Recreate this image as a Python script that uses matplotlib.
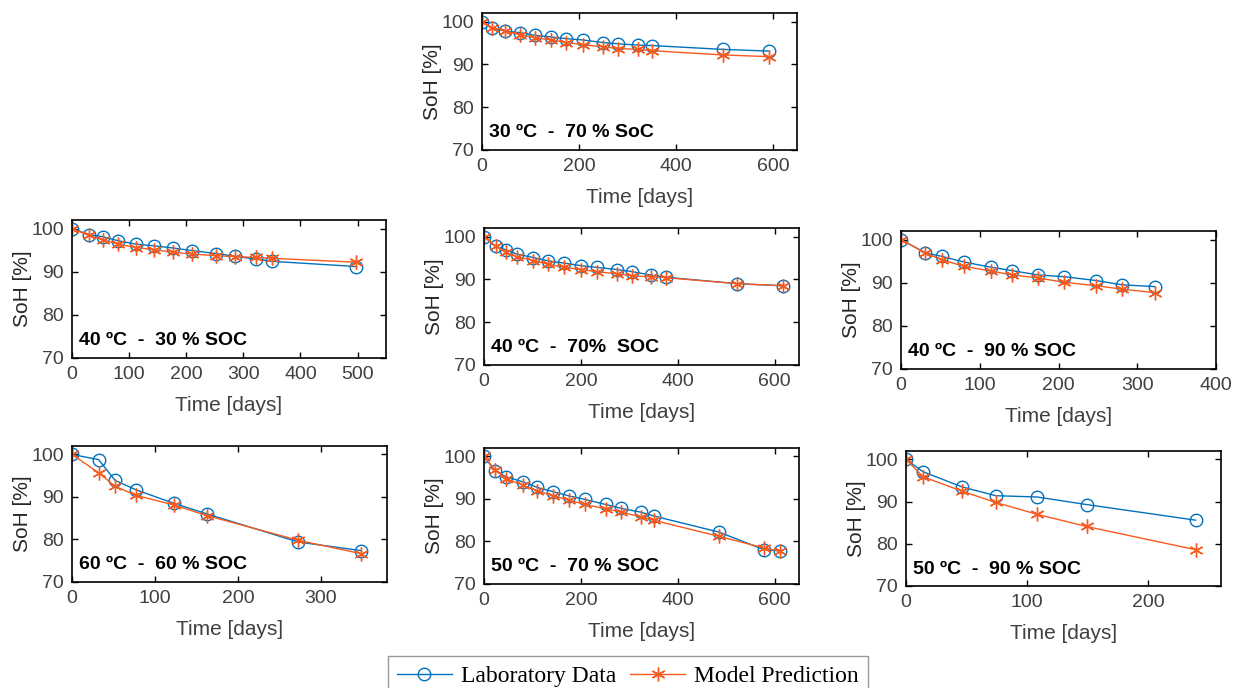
import matplotlib.pyplot as plt
import numpy as np

plt.rcParams['font.family'] = ['Liberation Sans', 'DejaVu Sans']

# 30 ºC - 70 % SoC
t_30_70 = [0, 21, 47, 79, 109, 143, 174, 208, 249, 281, 322, 350, 497, 593]
lab_30_70 = [100, 98.4, 97.8, 97.4, 96.8, 96.4, 96.0, 95.7, 95.1, 94.8, 94.5, 94.4, 93.5, 93.1]
mod_30_70 = [100, 98.6, 97.8, 96.9, 96.2, 95.7, 95.1, 94.6, 94.1, 93.7, 93.5, 93.2, 92.2, 91.8]

# 40 ºC - 30 % SOC
t_40_30 = [0, 30, 54, 80, 112, 144, 177, 210, 253, 285, 323, 351, 498]
lab_40_30 = [100, 98.6, 98.1, 97.2, 96.4, 96.0, 95.5, 94.9, 94.2, 93.6, 92.9, 92.4, 91.2]
mod_40_30 = [100, 98.4, 97.4, 96.4, 95.6, 95.1, 94.5, 94.1, 93.7, 93.5, 93.3, 93.1, 92.2]

# 40 ºC - 70 % SOC
t_40_70 = [0, 24, 45, 68, 102, 133, 166, 200, 233, 274, 306, 345, 375, 522, 617]
lab_40_70 = [100, 97.7, 96.9, 95.9, 95.1, 94.3, 93.8, 93.2, 92.8, 92.3, 91.8, 91.0, 90.5, 89.0, 88.5]
mod_40_70 = [100, 97.7, 96.3, 95.3, 94.4, 93.5, 92.8, 92.3, 91.8, 91.3, 90.8, 90.6, 90.4, 89.0, 88.5]

# 40 ºC - 90 % SOC
t_40_90 = [0, 31, 52, 80, 114, 141, 174, 207, 248, 281, 322]
lab_40_90 = [100, 96.9, 96.1, 94.8, 93.6, 92.8, 91.8, 91.4, 90.5, 89.5, 89.1]
mod_40_90 = [100, 96.9, 95.3, 93.8, 92.7, 91.8, 91.1, 90.1, 89.3, 88.5, 87.7]

# 60 ºC - 60 % SOC
t_60_60 = [0, 32, 52, 77, 123, 163, 273, 348]
lab_60_60 = [100, 98.8, 93.9, 91.7, 88.5, 86.0, 79.4, 77.4]
mod_60_60 = [100, 95.7, 92.5, 90.4, 88.1, 85.6, 79.8, 76.7]

# 50 ºC - 70 % SOC
t_50_70 = [0, 23, 46, 81, 110, 143, 176, 208, 251, 283, 323, 350, 485, 577, 610]
lab_50_70 = [100, 96.6, 95.2, 94.0, 92.7, 91.7, 90.7, 89.9, 88.7, 87.8, 86.9, 86.0, 82.2, 78.1, 77.8]
mod_50_70 = [100, 96.8, 94.8, 93.2, 91.9, 90.7, 89.7, 88.7, 87.7, 86.9, 85.8, 85.0, 81.2, 78.5, 77.7]

# 50 ºC - 90 % SOC
t_50_90 = [0, 14, 46, 74, 108, 149, 239]
lab_50_90 = [100, 97.1, 93.5, 91.4, 91.1, 89.3, 85.6]
mod_50_90 = [100, 95.9, 92.5, 89.8, 87.0, 84.1, 78.6]

titles = ['30 ºC  -  70 % SoC', '40 ºC  -  30 % SOC', '40 ºC  -  70%  SOC', '40 ºC  -  90 % SOC',
          '60 ºC  -  60 % SOC', '50 ºC  -  70 % SOC', '50 ºC  -  90 % SOC']

c_lab = '#0072BD'
c_mod = '#F85A1E'

fig = plt.figure(figsize=(12.35, 6.88), dpi=100)

panels = [
    ([0.3903, 0.7820, 0.2551, 0.1991], t_30_70, lab_30_70, mod_30_70, 650, [0, 200, 400, 600]),
    ([0.0583, 0.4797, 0.2543, 0.2006], t_40_30, lab_40_30, mod_40_30, 550, [0, 100, 200, 300, 400, 500]),
    ([0.3919, 0.4695, 0.2551, 0.1991], t_40_70, lab_40_70, mod_40_70, 650, [0, 200, 400, 600]),
    ([0.7296, 0.4637, 0.2551, 0.2006], t_40_90, lab_40_90, mod_40_90, 400, [0, 100, 200, 300, 400]),
    ([0.0583, 0.1541, 0.2551, 0.1977], t_60_60, lab_60_60, mod_60_60, 380, [0, 100, 200, 300]),
    ([0.3919, 0.1512, 0.2551, 0.1977], t_50_70, lab_50_70, mod_50_70, 650, [0, 200, 400, 600]),
    ([0.7336, 0.1483, 0.2551, 0.1962], t_50_90, lab_50_90, mod_50_90, 260, [0, 100, 200]),
]

for i, (pos, t, lab, mod, xmax, xt) in enumerate(panels):
    ax = fig.add_axes(pos)
    l1, = ax.plot(t, lab, '-o', color=c_lab, lw=1.0, ms=9, mfc='none', mew=1.0,
                  label='Laboratory Data')
    l2, = ax.plot(t, mod, '-', marker=(6, 2, 0), color=c_mod, lw=1.0, ms=10, mew=1.0,
                  label='Model Prediction')
    ax.set_xlim(0, xmax)
    ax.set_ylim(70, 102)
    ax.set_xticks(xt)
    ax.set_yticks([70, 80, 90, 100])
    ax.tick_params(direction='in', top=True, right=True, length=4, width=1,
                   labelsize=14, labelcolor='#404040', pad=6)
    for s in ax.spines.values():
        s.set_linewidth(1.2)
    ax.set_xlabel('Time [days]', fontsize=15, color='#404040', labelpad=9)
    ax.set_ylabel('SoH [%]', fontsize=15, color='#262626', labelpad=-0.5)
    ax.text(0.022, 0.125, titles[i], transform=ax.transAxes, fontsize=14,
            fontweight='bold', va='center', ha='left')

leg = fig.legend([l1, l2], ['Laboratory Data', 'Model Prediction'], loc='upper center',
                 bbox_to_anchor=(628 / 1235, 1 - 656 / 688), ncol=2, frameon=True,
                 fancybox=False, edgecolor='#808080', handlelength=2.3, columnspacing=0.6,
                 handletextpad=0.4, borderpad=0.4, borderaxespad=0,
                 prop={'family': 'Liberation Serif', 'size': 17})
leg.get_frame().set_linewidth(1.0)

fig.savefig('out.png', dpi=100)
━━━
= Stated task =
Write out the lines from the start of the material to the line with "93.2, 92.2, 91.8]", inclusive and exactly. Skip the pictures.

= Solution to the problem =
Recreate this image as a Python script that uses matplotlib.
import matplotlib.pyplot as plt
import numpy as np

plt.rcParams['font.family'] = ['Liberation Sans', 'DejaVu Sans']

# 30 ºC - 70 % SoC
t_30_70 = [0, 21, 47, 79, 109, 143, 174, 208, 249, 281, 322, 350, 497, 593]
lab_30_70 = [100, 98.4, 97.8, 97.4, 96.8, 96.4, 96.0, 95.7, 95.1, 94.8, 94.5, 94.4, 93.5, 93.1]
mod_30_70 = [100, 98.6, 97.8, 96.9, 96.2, 95.7, 95.1, 94.6, 94.1, 93.7, 93.5, 93.2, 92.2, 91.8]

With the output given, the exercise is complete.